The Lost Life by Steven Carroll


What a beautiful book. I have never read Steven Carroll before,  who is an Australian Miles-Franklin winner, but I am so glad I picked it off the library shelf the other day. It has been one of those books which you feel happy to read and get lost in and then terribly sad to finish.

The Lost Life is a poetic book about love and poetry. Set in the 1930’s it follows the story of a young couple seeing Miss Hale and her close friend (T.S Eliot) share an intimate moment in the garden of Burnt Norton. But Tom has a wife who is not going to let him go. It has that old-fashioned romantic voice, it is not heavy on dialogue or action but a close examination of body language. There is the interesting historical references to Tom and his poetry which has made me want to explore his life further. There was a favourite part in the book that I had to read over many times.
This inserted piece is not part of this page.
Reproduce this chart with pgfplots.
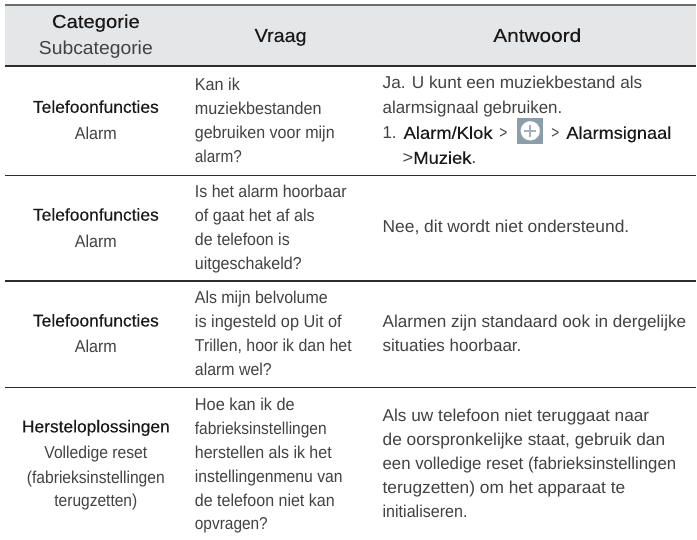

It is a reminder of not taking things for granted:

‘We must grasp our moments as they arise, Catherine. And never, never assume that they will come back. People may come back into our lives, but not the time or the moment. And, in the end, not even the people either, for they will be changed. They will not be the same. No,’ and here the dreaminess leaves her voice and a sudden urgency enters it, ‘no, grasp your moments, Catherine, because they never come back again, and we just spend the rest of our days wishing we’d grasped them when they were there for the taking.’